Entries with chart source code:
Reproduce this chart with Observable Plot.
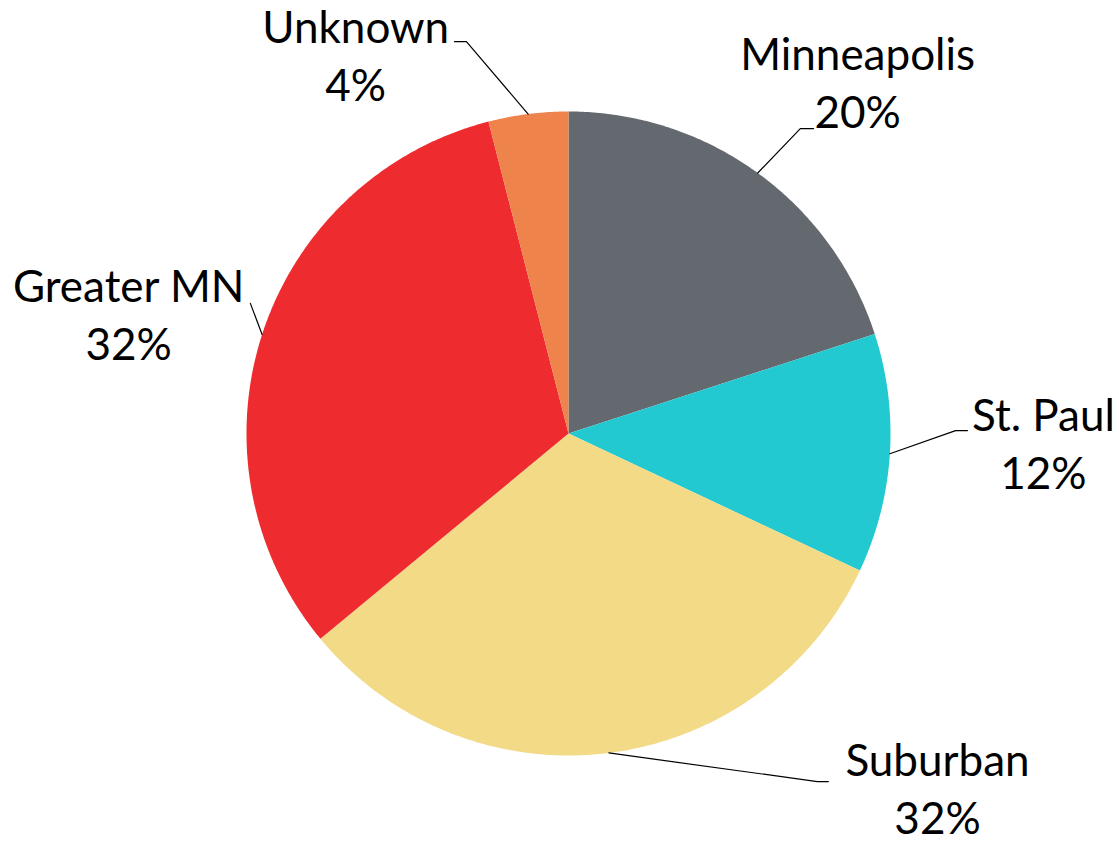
<!DOCTYPE html>
<html><head><meta charset="utf-8">
<script src="https://cdn.jsdelivr.net/npm/d3@7"></script>
<script src="https://cdn.jsdelivr.net/npm/@observablehq/plot@0.6"></script>
<style>body{margin:0;background:#fff} #chart{width:1119px;height:843px}</style>
</head><body><div id="chart"></div>
<script>
// ---- data ----
const categories = ["Minneapolis", "St. Paul", "Suburban", "Greater MN", "Unknown"];
const shares = [20, 12, 32, 32, 4];
const percentLabels = ["20%", "12%", "32%", "32%", "4%"];
const colors = ["#646970", "#23C9D1", "#F2DA87", "#EE2B2F", "#EE834B"];

// ---- layout (units of pie radius, relative to pie centre, y up) ----
const W = 1119, H = 843, CX = 568, CY = 433, R = 322;
const labelPos = [[0.898, 0.950], [1.475, -0.171], [1.146, -1.243], [-1.366, 0.227], [-0.661, 1.034]];
const leaderBends = [
  [[0.720, 0.947], [0.761, 0.947]],
  [[1.202, 0.009], [1.239, 0.009]],
  [[0.773, -1.081], [0.807, -1.081]],
  [[-0.988, 0.404]],
  [[-0.317, 1.217], [-0.354, 1.217]]
];
const leaderAngleDeg = [null, null, null, 287.9, null];
const FONT = "Lato, 'Open Sans', sans-serif";
const FS = 44;

// ---- geometry from data ----
const arcs = d3.pie().sort(null).value(d => d)(shares);
const wedgePts = [];
arcs.forEach((p, i) => {
  const cat = categories[i];
  const n = Math.max(2, Math.ceil((p.endAngle - p.startAngle) / (Math.PI / 360)));
  wedgePts.push({cat, x: 0, y: 0});
  for (let k = 0; k <= n; ++k) {
    const a = p.startAngle + (p.endAngle - p.startAngle) * k / n;
    wedgePts.push({cat, x: Math.sin(a), y: Math.cos(a)});
  }
});
const leaderPts = [];
arcs.forEach((p, i) => {
  const cat = categories[i];
  const a = leaderAngleDeg[i] != null ? leaderAngleDeg[i] * Math.PI / 180 : (p.startAngle + p.endAngle) / 2;
  leaderPts.push({cat, x: Math.sin(a), y: Math.cos(a)});
  leaderBends[i].forEach(([x, y]) => leaderPts.push({cat, x, y}));
});
const labels = categories.map((c, i) => ({cat: c, x: labelPos[i][0], y: labelPos[i][1], text: c + "\n" + percentLabels[i]}));

const chart = Plot.plot({
  width: W, height: H, margin: 0,
  x: {domain: [-CX / R, (W - CX) / R], axis: null},
  y: {domain: [-(H - CY) / R, CY / R], axis: null},
  color: {domain: categories, range: colors},
  style: {fontFamily: FONT, background: "white"},
  marks: [
    Plot.line(wedgePts, {x: "x", y: "y", z: "cat", fill: "cat", stroke: "none", curve: "linear-closed"}),
    Plot.line(leaderPts, {x: "x", y: "y", z: "cat", stroke: "black", strokeWidth: 1.2}),
    Plot.text(labels, {x: "x", y: "y", text: "text", lineAnchor: "bottom", textAnchor: "middle",
      fontSize: FS, lineHeight: 58 / FS, fill: "black", fontFamily: FONT})
  ]
});
document.getElementById("chart").appendChild(chart);
</script>
</body></html>
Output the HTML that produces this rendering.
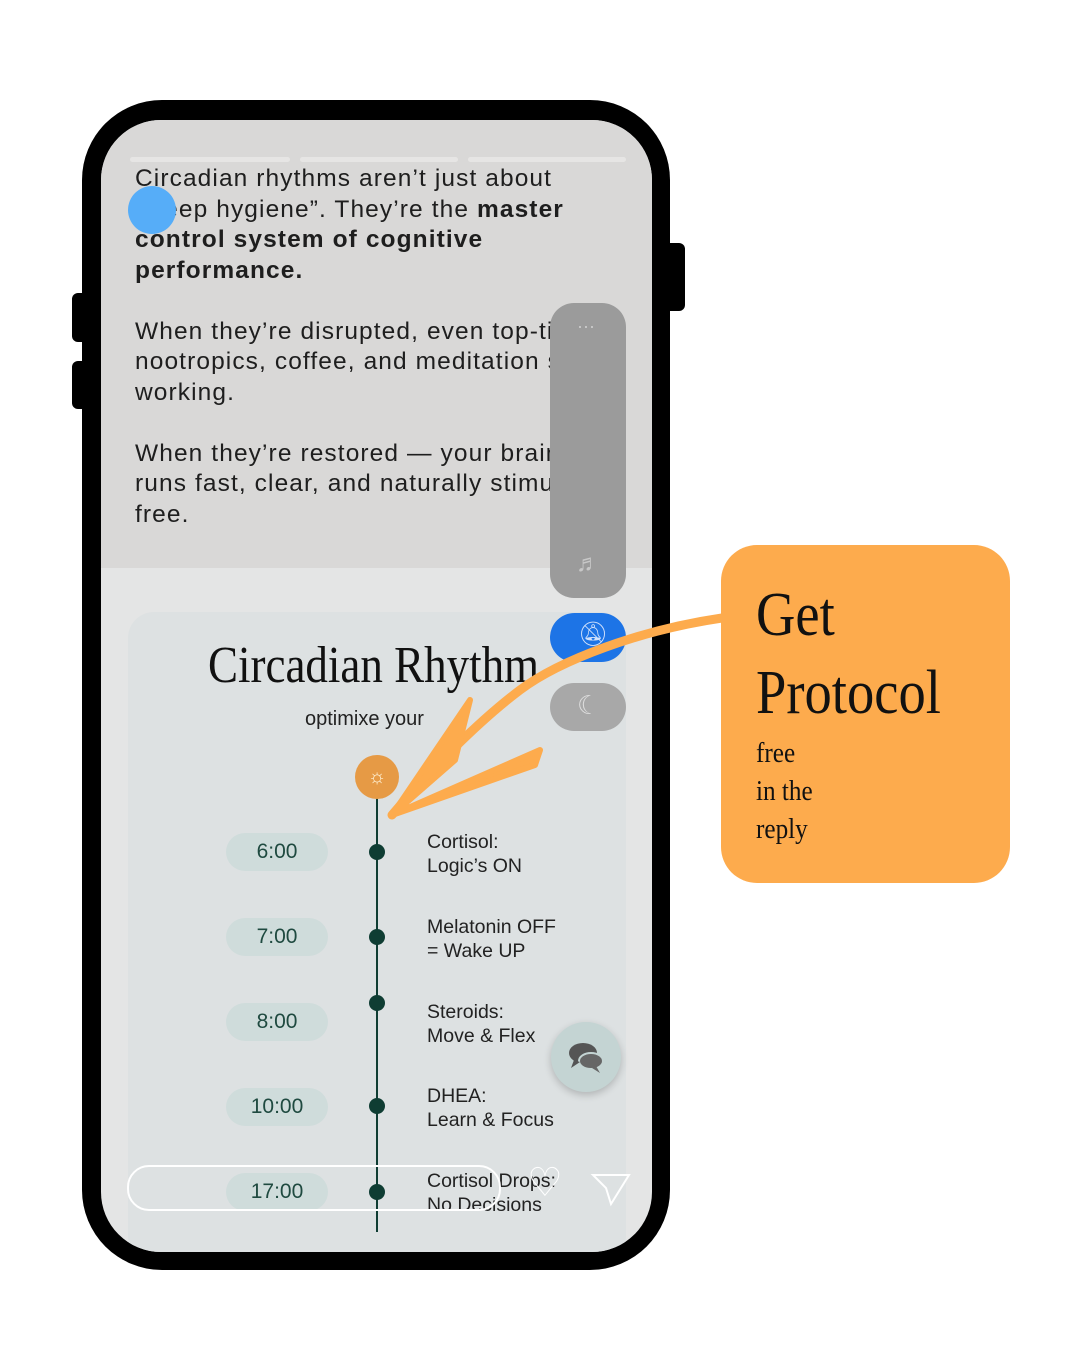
<!DOCTYPE html>
<html><head><meta charset="utf-8"><style>
body{margin:0;width:1080px;height:1350px;background:#fff;position:relative;overflow:hidden;font-family:"Liberation Sans",sans-serif}
.a{position:absolute}
.t{font-size:24.5px;line-height:30.5px;color:#1e1e1e;letter-spacing:1.1px;white-space:nowrap}
.pill{position:absolute;left:226px;width:102px;height:38px;border-radius:19px;background:#cfdcdb;color:#1f4a40;font-size:21px;text-align:center;line-height:38px}
.dot{position:absolute;left:369px;width:16px;height:16px;border-radius:50%;background:#0f3d33}
.lab{position:absolute;left:427px;font-size:19.5px;line-height:24px;color:#222}
</style></head><body>
<div class="a" style="left:670px;top:243px;width:15px;height:68px;background:#000;border-radius:0 6px 6px 0"></div>
<div class="a" style="left:72px;top:293px;width:12px;height:49px;background:#000;border-radius:6px 0 0 6px"></div>
<div class="a" style="left:72px;top:361px;width:12px;height:48px;background:#000;border-radius:6px 0 0 6px"></div>
<div class="a" style="left:82px;top:100px;width:588px;height:1170px;background:#000;border-radius:80px"></div>
<div class="a" style="left:101px;top:120px;width:551px;height:1132px;background:#e4e5e5;border-radius:60px;overflow:hidden">
 <div class="a" style="left:0;top:0;width:551px;height:448px;background:#d9d8d7"></div>
 <div class="a" style="left:29px;top:37px;width:160px;height:5px;background:#e6e5e4;border-radius:3px"></div>
 <div class="a" style="left:199px;top:37px;width:158px;height:5px;background:#e6e5e4;border-radius:3px"></div>
 <div class="a" style="left:367px;top:37px;width:158px;height:5px;background:#e6e5e4;border-radius:3px"></div>
 <div class="a" style="left:27px;top:492px;width:498px;height:650px;background:#dde1e2;border-radius:26px"></div>
</div>
<div class="a t" style="left:135px;top:164px">Circadian rhythms aren’t just about<br>“sleep hygiene”. They’re the <b>master</b><br><b>control system of cognitive</b><br><b>performance.</b><br><br>When they’re disrupted, even top-tier<br>nootropics, coffee, and meditation stop<br>working.<br><br>When they’re restored — your brain<br>runs fast, clear, and naturally stimulant-<br>free.</div>
<div class="a" style="left:128px;top:186px;width:48px;height:48px;border-radius:50%;background:#56adf8"></div>
<div class="a" style="left:550px;top:303px;width:76px;height:295px;background:#9b9b9b;border-radius:24px"></div>
<div class="a" style="left:577px;top:316px;color:#ccc;font-size:18px">···</div>
<div class="a" style="left:576px;top:550px;color:#c8c8c8;font-size:24px">♬</div>
<div class="a" style="left:550px;top:613px;width:76px;height:49px;background:#1d74e6;border-radius:25px"></div>
<div class="a" style="left:578px;top:620px;color:#cfe0fb;font-size:24px">🔕︎</div>
<div class="a" style="left:550px;top:683px;width:76px;height:48px;background:#a8a8a8;border-radius:24px"></div>
<div class="a" style="left:577px;top:690px;color:#ddd;font-size:26px">☾</div>
<div class="a" style="left:208px;top:636px;white-space:nowrap;font-family:'Liberation Serif',serif;font-size:52px;color:#111;transform:scaleX(0.865);transform-origin:left top">Circadian Rhythm</div>
<div class="a" style="left:305px;top:708px;font-size:20px;color:#222">optimixe your</div>
<div class="a" style="left:376px;top:790px;width:2px;height:442px;background:#0f3d33"></div>
<div class="a" style="left:355px;top:755px;width:44px;height:44px;border-radius:50%;background:#e69a45;color:#fff3d8;text-align:center;line-height:44px;font-size:20px">☼</div>
<div class="pill" style="top:833px">6:00</div><div class="dot" style="top:844px"></div>
<div class="lab" style="top:830px">Cortisol:<br>Logic’s ON</div>
<div class="pill" style="top:918px">7:00</div><div class="dot" style="top:929px"></div>
<div class="lab" style="top:915px">Melatonin OFF<br>= Wake UP</div>
<div class="pill" style="top:1003px">8:00</div><div class="dot" style="top:995px"></div>
<div class="lab" style="top:1000px">Steroids:<br>Move &amp; Flex</div>
<div class="pill" style="top:1088px">10:00</div><div class="dot" style="top:1098px"></div>
<div class="lab" style="top:1084px">DHEA:<br>Learn &amp; Focus</div>
<div class="pill" style="top:1173px">17:00</div><div class="dot" style="top:1184px"></div>
<div class="lab" style="top:1169px">Cortisol Drops:<br>No Decisions</div>
<div class="a" style="left:551px;top:1022px;width:70px;height:70px;border-radius:50%;background:#c4d4d3;box-shadow:0 3px 8px rgba(0,0,0,.2)"></div>
<svg class="a" style="left:566px;top:1040px" width="42" height="36"><ellipse cx="17" cy="13" rx="14" ry="10" fill="#555"/><ellipse cx="25" cy="21" rx="12" ry="8" fill="#666" stroke="#c4d4d3" stroke-width="2"/><path d="M8 20L5 28L14 22Z" fill="#555"/><path d="M30 26L34 33L26 28Z" fill="#666"/></svg>
<div class="a" style="left:127px;top:1165px;width:370px;height:42px;border:2px solid #fff;border-radius:22px"></div>
<div class="a" style="left:527px;top:1160px;color:#fff;font-size:40px">♡</div>
<svg class="a" style="left:590px;top:1172px" width="42" height="36"><path d="M3 3L39 3L21 32L16 16Z" fill="none" stroke="#fff" stroke-width="2"/></svg>
<svg class="a" style="left:0;top:0" width="1080" height="1350">
<path d="M722 618 C640 630 560 660 520 690 C480 720 430 770 392 815" fill="none" stroke="#fdab4d" stroke-width="9" stroke-linecap="round"/>
<path d="M392 815 L470 700 L455 760 Z M392 815 L540 750 L535 765 Z" fill="#fdab4d" stroke="#fdab4d" stroke-width="6" stroke-linejoin="round"/>
</svg>
<div class="a" style="left:721px;top:545px;width:289px;height:338px;background:#fdab4d;border-radius:36px"></div>
<div class="a" style="left:756px;top:576px;font-family:'Liberation Serif',serif;font-size:62px;line-height:78px;color:#111;transform:scaleX(0.88);transform-origin:left top">Get<br>Protocol</div>
<div class="a" style="left:756px;top:735px;font-family:'Liberation Serif',serif;font-size:28px;line-height:38px;color:#111;transform:scaleX(0.9);transform-origin:left top">free<br>in the<br>reply</div>
</body></html>
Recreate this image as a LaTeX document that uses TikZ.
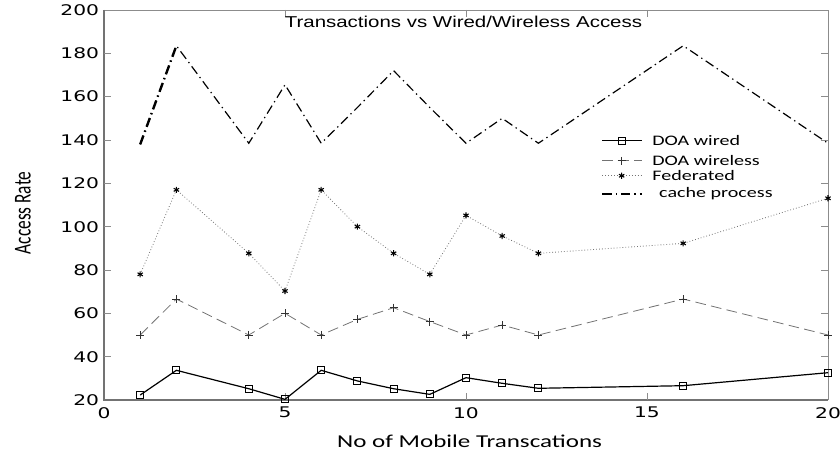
\documentclass[tikz,border=0pt]{standalone}
\usepackage{fontspec}
\usetikzlibrary{plotmarks}
\newfontfamily\tickfont[FakeStretch=1.38]{DejaVu Sans}
\newfontfamily\titlefont[FakeStretch=1.3]{Liberation Sans}
\newfontfamily\labelfont[FakeStretch=1.38]{Carlito}
\newfontfamily\ylabelfont{Carlito}

\begin{document}
\begin{tikzpicture}[
    axisline/.style={draw=black!55,line width=1.1pt},
    frameline/.style={draw=black!45,line width=0.7pt},
    wired/.style={black,line width=0.9pt,mark=square,mark size=2.6pt,mark options={solid,line width=0.8pt}},
    wireless/.style={black!55,line width=0.6pt,dash pattern=on 8pt off 4pt,mark=+,mark size=3pt,mark options={solid,black!80}},
    federated/.style={black!55,line width=0.6pt,dash pattern=on 0.6pt off 1.6pt,mark=asterisk,mark size=2.3pt,mark options={solid,black,line width=0.8pt}},
    cache/.style={black,line width=0.9pt,dash pattern=on 7pt off 3pt on 1pt off 3pt},
    ticklabel/.style={font=\tickfont\fontsize{11}{13}\selectfont,inner sep=1pt},
    legendtext/.style={font=\labelfont\fontsize{10.9}{13}\selectfont,anchor=west,inner sep=0pt}]
  \useasboundingbox (0,0) rectangle (630pt,339.75pt);
  \begin{scope}[shift={(78pt,7.25pt)},x=27.15pt,y=1.625pt]
    % frame and ticks
    \draw[frameline] (0,200) -- (20,200) -- (20,20);
    \draw[axisline] (0,200) -- (0,20) -- (20,20);
    \foreach \v in {40,60,...,180} {
      \draw[frameline] (0,\v) -- ++(5.25pt,0);
      \draw[frameline] (20,\v) -- ++(-5.25pt,0);
    }
    \foreach \x in {5,10,15} {
      \draw[frameline] (\x,20) -- ++(0,5.25pt);
      \draw[frameline] (\x,200) -- ++(0,-5.25pt);
    }
    \foreach \v in {20,40,...,200}
      \node[ticklabel,left,xshift=-2.5pt] (yt\v) at (0,\v) {\v};
    \foreach \x in {0,5,...,20}
      \node[ticklabel,below,yshift=-4.25pt] (xt\x) at (\x,20) {\x};

    \node[font=\titlefont\fontsize{11.8}{14}\selectfont] (title) at (9.93,194.5) {Transactions vs Wired/Wireless Access};
    \node[font=\labelfont\fontsize{13.6}{16}\selectfont] (xlabel) at (10.1,1.1) {No of Mobile Transcations};
    \node[font=\ylabelfont\fontsize{13}{16}\selectfont,rotate=90] (ylabel) at (-2.24,106.3) {\scalebox{1}[1.4]{Access Rate}};

    % data
    \draw[cache] plot coordinates {(1,138) (2,183.5) (4,138.5) (5,165.5) (6,138.5) (7,155) (8,172) (9,155) (10,138.5) (11,150) (12,138.5) (16,183.5) (20,138.5)};
    \draw[cache,line width=1.8pt] (1,138) -- (2,183.5);
    \draw[federated] plot coordinates {(1,78) (2,117) (4,87.7) (5,70.3) (6,117) (7,100) (8,87.7) (9,78) (10,105.2) (11,95.7) (12,87.7) (16,92.3) (20,113.1)};
    \draw[wireless] plot coordinates {(1,50) (2,66.6) (4,50) (5,60) (6,50) (7,57.2) (8,62.6) (9,56.2) (10,50) (11,54.6) (12,50) (16,66.6) (20,50)};
    \draw[wired] plot coordinates {(1,22.3) (2,33.7) (4,25.2) (5,20.3) (6,33.7) (7,28.8) (8,25.2) (9,22.6) (10,30.3) (11,27.7) (12,25.4) (16,26.6) (20,32.6)};

    % legend
    \draw[wired,mark indices={2}] plot coordinates {(13.77,139.7) (14.3,139.7) (14.85,139.7)};
    \draw[wireless,mark indices={2}] plot coordinates {(13.77,130.4) (14.3,130.4) (14.85,130.4)};
    \draw[federated,mark indices={2}] plot coordinates {(13.77,123.5) (14.3,123.5) (14.85,123.5)};
    \draw[cache] (13.77,115.1) -- (14.85,115.1);
    \node[legendtext] (leg1) at (15.14,139.7) {DOA wired};
    \node[legendtext] (leg2) at (15.14,130.4) {DOA wireless};
    \node[legendtext] (leg3) at (15.14,123.5) {Federated};
    \node[legendtext] (leg4) at (15.33,115.1) {cache process};
  \end{scope}
\end{tikzpicture}
\end{document}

◆ Exercise directions ◆
Repeat exactly and only the lines from the start of the data above through the line that holds "const labels = categories.map((c, i)", inclusive. Pictures do not belong in the copy.

◆ Final result ◆
Reproduce this chart with Observable Plot.
<!DOCTYPE html>
<html><head><meta charset="utf-8">
<script src="https://cdn.jsdelivr.net/npm/d3@7"></script>
<script src="https://cdn.jsdelivr.net/npm/@observablehq/plot@0.6"></script>
<style>body{margin:0;background:#fff} #chart{width:1119px;height:843px}</style>
</head><body><div id="chart"></div>
<script>
// ---- data ----
const categories = ["Minneapolis", "St. Paul", "Suburban", "Greater MN", "Unknown"];
const shares = [20, 12, 32, 32, 4];
const percentLabels = ["20%", "12%", "32%", "32%", "4%"];
const colors = ["#646970", "#23C9D1", "#F2DA87", "#EE2B2F", "#EE834B"];

// ---- layout (units of pie radius, relative to pie centre, y up) ----
const W = 1119, H = 843, CX = 568, CY = 433, R = 322;
const labelPos = [[0.898, 0.950], [1.475, -0.171], [1.146, -1.243], [-1.366, 0.227], [-0.661, 1.034]];
const leaderBends = [
  [[0.720, 0.947], [0.761, 0.947]],
  [[1.202, 0.009], [1.239, 0.009]],
  [[0.773, -1.081], [0.807, -1.081]],
  [[-0.988, 0.404]],
  [[-0.317, 1.217], [-0.354, 1.217]]
];
const leaderAngleDeg = [null, null, null, 287.9, null];
const FONT = "Lato, 'Open Sans', sans-serif";
const FS = 44;

// ---- geometry from data ----
const arcs = d3.pie().sort(null).value(d => d)(shares);
const wedgePts = [];
arcs.forEach((p, i) => {
  const cat = categories[i];
  const n = Math.max(2, Math.ceil((p.endAngle - p.startAngle) / (Math.PI / 360)));
  wedgePts.push({cat, x: 0, y: 0});
  for (let k = 0; k <= n; ++k) {
    const a = p.startAngle + (p.endAngle - p.startAngle) * k / n;
    wedgePts.push({cat, x: Math.sin(a), y: Math.cos(a)});
  }
});
const leaderPts = [];
arcs.forEach((p, i) => {
  const cat = categories[i];
  const a = leaderAngleDeg[i] != null ? leaderAngleDeg[i] * Math.PI / 180 : (p.startAngle + p.endAngle) / 2;
  leaderPts.push({cat, x: Math.sin(a), y: Math.cos(a)});
  leaderBends[i].forEach(([x, y]) => leaderPts.push({cat, x, y}));
});
const labels = categories.map((c, i) => ({cat: c, x: labelPos[i][0], y: labelPos[i][1], text: c + "\n" + percentLabels[i]}));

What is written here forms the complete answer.